Fig 2 – 1 BLOCK DIAGRAM OF
TMS 320VC 6713
The C67xx DSP architecture is built around eight major 16-bit buses (four program/data buses and four address buses):
_ The program bus (PB) carries the instruction code and immediate operands from program memory.
_ Three data buses (CB, DB, and EB) interconnect to various elements, such as the CPU, data address generation logic, program address generation logic, on-chip peripherals, and data memory.
_ The CB and DB carry the operands that are read from data memory.
_ The EB carries the data to be written to memory.
_ Four address buses (
PAB, CAB, DAB, and EAB) carry the addresses needed for instruction execution.
The C67xx DSP can generate up to two data-memory addresses per cycle using the two auxiliary register arithmetic units (ARAU0 and ARAU1). The PB can carry data operands stored in program space (for instance, a coefficient table) to the multiplier and adder for multiply/accumulate operations or to a destination in data space for data move instructions (MVPD and READA). This capability, in conjunction with the feature of dual-operand read, supports the execution of single-cycle, 3-operand instructions such as the FIRS instruction. The C67xx DSP also has an on-chip bidirectional bus for accessing on-chip peripherals. This bus is connected to DB and EB through the bus exchanger in the CPU interface. Accesses that use this bus can require two or more cycles for reads and writes, depending on the peripheral’s structure.
Central Processing Unit (CPU)
The CPU is common to all C67xE devices. The C67x CPU contains:
_ 40-bit arithmetic logic unit (
_ Two 40-bit accumulators
_ Barrel shifter
_ 17 × 17-bit multiplier
_ 40-bit adder
_ Compare, select, and store unit (CSSU)
_ Data address generation unit
_ Program address generation unit
Arithmetic Logic Unit (
The C67x DSP performs 2s-complement arithmetic with a 40-bit arithmetic logic unit (
ALU) and two 40-bit accumulators (accumulators A and B). The ALU can also perform Boolean operations. The ALU uses these inputs:
_ 16-bit immediate value
_ 16-bit word from data memory
_ 16-bit value in the temporary register, T
_ Two 16-bit words from data memory
_ 32-bit word from data memory
_ 40-bit word from either accumulator
ALU can also function as two 16-bit ALUs and perform two 16-bit operations simultaneously.
Fig 2 – 2 ALU UNIT
Accumulators A and B store the output from the
ALU or the multiplier/adder block. They can also provide a second input to the ALU; accumulator A can be an input to the multiplier/adder. Each accumulator is divided into three parts:
_ Guard bits (bits 39–32)
_ High-order word (bits 31–16)
_ Low-order word (bits 15–0)
Instructions are provided for storing the guard bits, for storing the high- and the low-order accumulator words in data memory, and for transferring 32-bit accumulator words in or out of data memory. Also, either of the accumulators can be used as temporary storage for the other.

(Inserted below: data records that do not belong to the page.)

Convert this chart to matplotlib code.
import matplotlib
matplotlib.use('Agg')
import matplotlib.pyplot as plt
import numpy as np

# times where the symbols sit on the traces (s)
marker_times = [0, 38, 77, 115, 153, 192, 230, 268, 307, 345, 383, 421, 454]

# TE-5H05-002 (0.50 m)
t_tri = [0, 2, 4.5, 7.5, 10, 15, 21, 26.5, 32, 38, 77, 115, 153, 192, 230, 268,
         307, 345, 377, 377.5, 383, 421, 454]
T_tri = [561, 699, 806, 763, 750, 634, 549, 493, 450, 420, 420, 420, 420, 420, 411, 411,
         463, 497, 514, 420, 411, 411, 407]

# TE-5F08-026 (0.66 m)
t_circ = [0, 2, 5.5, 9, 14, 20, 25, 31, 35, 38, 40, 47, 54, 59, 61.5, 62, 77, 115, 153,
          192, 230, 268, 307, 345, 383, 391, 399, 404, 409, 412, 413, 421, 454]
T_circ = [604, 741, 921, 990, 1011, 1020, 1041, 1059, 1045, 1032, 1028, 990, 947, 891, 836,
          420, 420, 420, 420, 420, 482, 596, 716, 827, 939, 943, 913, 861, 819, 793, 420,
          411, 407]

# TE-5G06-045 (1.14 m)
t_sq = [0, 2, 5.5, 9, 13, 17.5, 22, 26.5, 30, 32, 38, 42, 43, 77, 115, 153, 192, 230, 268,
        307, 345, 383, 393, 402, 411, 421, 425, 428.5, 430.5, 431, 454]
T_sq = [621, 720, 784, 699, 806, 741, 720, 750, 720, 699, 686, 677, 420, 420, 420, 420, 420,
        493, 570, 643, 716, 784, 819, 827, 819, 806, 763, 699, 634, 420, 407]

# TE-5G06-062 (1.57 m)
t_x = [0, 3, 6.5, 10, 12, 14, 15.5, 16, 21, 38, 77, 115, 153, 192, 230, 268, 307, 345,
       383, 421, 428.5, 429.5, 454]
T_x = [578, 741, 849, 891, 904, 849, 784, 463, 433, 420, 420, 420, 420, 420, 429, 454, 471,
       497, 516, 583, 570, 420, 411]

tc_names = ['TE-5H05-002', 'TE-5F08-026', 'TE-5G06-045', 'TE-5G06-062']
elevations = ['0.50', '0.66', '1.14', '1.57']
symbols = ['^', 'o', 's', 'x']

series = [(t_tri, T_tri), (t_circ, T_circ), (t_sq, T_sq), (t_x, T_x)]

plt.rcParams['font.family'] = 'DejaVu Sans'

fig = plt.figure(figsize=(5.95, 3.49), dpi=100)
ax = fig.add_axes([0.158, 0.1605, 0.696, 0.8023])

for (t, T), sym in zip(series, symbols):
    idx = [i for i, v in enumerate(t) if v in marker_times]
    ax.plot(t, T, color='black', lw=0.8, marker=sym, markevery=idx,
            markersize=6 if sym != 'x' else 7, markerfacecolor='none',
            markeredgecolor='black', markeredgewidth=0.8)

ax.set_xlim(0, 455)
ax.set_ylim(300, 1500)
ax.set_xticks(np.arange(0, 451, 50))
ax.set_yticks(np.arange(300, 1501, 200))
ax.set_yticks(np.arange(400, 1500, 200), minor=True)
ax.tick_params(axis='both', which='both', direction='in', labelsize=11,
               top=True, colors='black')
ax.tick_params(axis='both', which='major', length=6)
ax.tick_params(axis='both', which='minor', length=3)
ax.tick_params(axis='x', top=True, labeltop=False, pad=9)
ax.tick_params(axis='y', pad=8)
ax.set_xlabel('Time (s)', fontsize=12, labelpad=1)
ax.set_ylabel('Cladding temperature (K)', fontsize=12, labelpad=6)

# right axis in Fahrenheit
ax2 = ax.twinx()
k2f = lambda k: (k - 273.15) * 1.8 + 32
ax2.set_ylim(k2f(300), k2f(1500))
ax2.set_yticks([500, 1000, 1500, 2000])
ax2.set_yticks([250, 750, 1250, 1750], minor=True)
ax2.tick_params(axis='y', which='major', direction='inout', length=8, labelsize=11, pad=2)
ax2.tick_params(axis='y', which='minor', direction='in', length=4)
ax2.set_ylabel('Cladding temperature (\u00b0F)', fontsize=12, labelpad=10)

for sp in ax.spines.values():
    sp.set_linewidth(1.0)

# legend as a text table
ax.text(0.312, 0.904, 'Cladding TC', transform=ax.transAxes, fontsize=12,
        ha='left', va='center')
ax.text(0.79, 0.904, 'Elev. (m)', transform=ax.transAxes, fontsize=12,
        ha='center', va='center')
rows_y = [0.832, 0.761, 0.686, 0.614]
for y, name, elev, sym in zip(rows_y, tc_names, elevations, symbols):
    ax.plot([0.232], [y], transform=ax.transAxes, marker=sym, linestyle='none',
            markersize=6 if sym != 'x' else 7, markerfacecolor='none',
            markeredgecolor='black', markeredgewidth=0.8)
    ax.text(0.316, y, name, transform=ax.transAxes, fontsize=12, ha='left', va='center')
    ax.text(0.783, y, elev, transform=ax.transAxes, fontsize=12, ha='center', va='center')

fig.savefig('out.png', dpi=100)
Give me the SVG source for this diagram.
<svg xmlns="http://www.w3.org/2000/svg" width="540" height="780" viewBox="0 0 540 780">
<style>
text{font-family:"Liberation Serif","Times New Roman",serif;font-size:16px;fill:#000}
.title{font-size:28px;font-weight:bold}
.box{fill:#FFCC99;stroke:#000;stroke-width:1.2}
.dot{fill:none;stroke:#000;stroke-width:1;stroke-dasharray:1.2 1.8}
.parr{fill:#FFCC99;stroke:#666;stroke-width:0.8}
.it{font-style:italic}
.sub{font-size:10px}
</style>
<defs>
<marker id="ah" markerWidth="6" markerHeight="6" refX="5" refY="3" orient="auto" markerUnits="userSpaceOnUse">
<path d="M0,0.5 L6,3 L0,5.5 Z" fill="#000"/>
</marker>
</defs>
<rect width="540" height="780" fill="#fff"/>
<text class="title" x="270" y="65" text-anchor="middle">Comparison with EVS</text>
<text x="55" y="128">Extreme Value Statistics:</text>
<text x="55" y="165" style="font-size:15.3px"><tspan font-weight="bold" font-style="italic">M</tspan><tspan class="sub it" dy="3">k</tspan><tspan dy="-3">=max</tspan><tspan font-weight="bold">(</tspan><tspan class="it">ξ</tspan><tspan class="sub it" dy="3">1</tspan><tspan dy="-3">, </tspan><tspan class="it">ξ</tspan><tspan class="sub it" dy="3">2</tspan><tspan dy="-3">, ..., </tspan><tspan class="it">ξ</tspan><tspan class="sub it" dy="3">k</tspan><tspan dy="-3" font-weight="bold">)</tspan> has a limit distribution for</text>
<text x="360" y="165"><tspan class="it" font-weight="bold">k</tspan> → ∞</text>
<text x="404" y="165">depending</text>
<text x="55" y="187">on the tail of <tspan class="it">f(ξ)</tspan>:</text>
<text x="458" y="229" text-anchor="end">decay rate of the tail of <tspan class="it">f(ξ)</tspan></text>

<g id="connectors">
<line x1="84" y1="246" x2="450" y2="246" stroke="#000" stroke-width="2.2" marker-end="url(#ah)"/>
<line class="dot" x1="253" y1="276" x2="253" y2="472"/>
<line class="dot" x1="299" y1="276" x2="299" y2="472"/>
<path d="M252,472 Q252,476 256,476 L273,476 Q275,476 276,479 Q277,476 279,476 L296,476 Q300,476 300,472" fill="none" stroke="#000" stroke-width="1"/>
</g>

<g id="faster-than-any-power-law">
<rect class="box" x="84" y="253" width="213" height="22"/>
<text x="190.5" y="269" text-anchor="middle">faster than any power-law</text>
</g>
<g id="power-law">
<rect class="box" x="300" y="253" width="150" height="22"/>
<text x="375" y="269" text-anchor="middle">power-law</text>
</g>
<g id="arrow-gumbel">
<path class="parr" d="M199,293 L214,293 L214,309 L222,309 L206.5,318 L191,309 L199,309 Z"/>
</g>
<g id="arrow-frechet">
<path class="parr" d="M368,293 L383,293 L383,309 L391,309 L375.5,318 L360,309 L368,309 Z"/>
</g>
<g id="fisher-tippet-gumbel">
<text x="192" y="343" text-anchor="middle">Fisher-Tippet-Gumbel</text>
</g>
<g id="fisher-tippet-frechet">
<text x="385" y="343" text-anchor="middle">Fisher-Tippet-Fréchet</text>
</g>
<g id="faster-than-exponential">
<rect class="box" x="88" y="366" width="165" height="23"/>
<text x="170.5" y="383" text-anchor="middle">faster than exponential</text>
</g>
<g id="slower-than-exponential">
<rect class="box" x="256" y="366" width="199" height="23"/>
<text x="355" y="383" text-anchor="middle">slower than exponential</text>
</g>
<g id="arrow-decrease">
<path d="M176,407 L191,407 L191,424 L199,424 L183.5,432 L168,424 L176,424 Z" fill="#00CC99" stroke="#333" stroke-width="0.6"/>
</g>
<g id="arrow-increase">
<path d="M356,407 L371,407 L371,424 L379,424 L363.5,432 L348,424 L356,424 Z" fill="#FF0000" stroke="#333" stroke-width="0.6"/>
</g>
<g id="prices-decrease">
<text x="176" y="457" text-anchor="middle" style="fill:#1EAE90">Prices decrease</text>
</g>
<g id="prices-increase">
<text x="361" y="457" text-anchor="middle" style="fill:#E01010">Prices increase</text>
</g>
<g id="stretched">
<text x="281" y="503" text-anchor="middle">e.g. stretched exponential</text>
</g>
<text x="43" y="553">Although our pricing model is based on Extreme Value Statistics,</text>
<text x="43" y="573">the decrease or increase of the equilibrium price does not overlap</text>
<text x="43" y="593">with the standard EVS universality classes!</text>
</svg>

The C67x DSP barrel shifter has a 40-bit input connected to the accumulators or to data memory (using CB or DB), and a 40-bit output connected to the
ALU or to data memory (using EB). The barrel shifter can produce a left shift of 0 to 31 bits and a right shift of 0 to 16 bits on the input data. The shift requirements are defined in the shift count field of the instruction, the shift count field (ASM) of status register ST1, or in temporary register T (when it is designated as a shift count register).The barrel shifter and the exponent encoder normalize the values in an accumulator in a single cycle. The LSBs of the output are filled with 0s, and the MSBs can be either zero filled or sign extended, depending on the state of the sign-extension mode bit (SXM) in ST1. Additional shift capabilities enable the processor to perform numerical scaling, bit extraction, extended arithmetic,
and overflow prevention operations.
The multiplier/adder unit performs 17 _ 17-bit 2s-complement multiplication with a 40-bit addition in a single instruction cycle. The multiplier/adder block consists of several elements: a multiplier, an adder, signed/unsigned input control logic, fractional control logic, a zero detector, a rounder (2s complement), overflow/saturation logic, and a 16-bit temporary storage register (T). The multiplier has two inputs: one input is selected from T, a data-memory operand, or accumulator A; the other is selected from program memory, data memory, accumulator A, or an immediate value. The fast, on-chip multiplier allows the C54x DSP to perform operations efficiently such as convolution, correlation, and filtering. In addition, the multiplier and
ALU together execute multiply/accumulate ( MAC) computations and ALU operations in parallel in a single instruction cycle. This function is used in determining the Euclidian distance and in implementing symmetrical and LMS filters, which are required for complex DSP algorithms. See section 4.5, Multiplier/Adder Unit, on page 4-19, for more details about the multiplier/adder unit.
Fig 2 – 3 MULTIPLIER/ADDER
Fig 2 – 3 MULTIPLIER/ADDER
These are the some of the important parts of the processor and you are instructed to go through the detailed architecture once which helps you in developing the optimized code for the required application.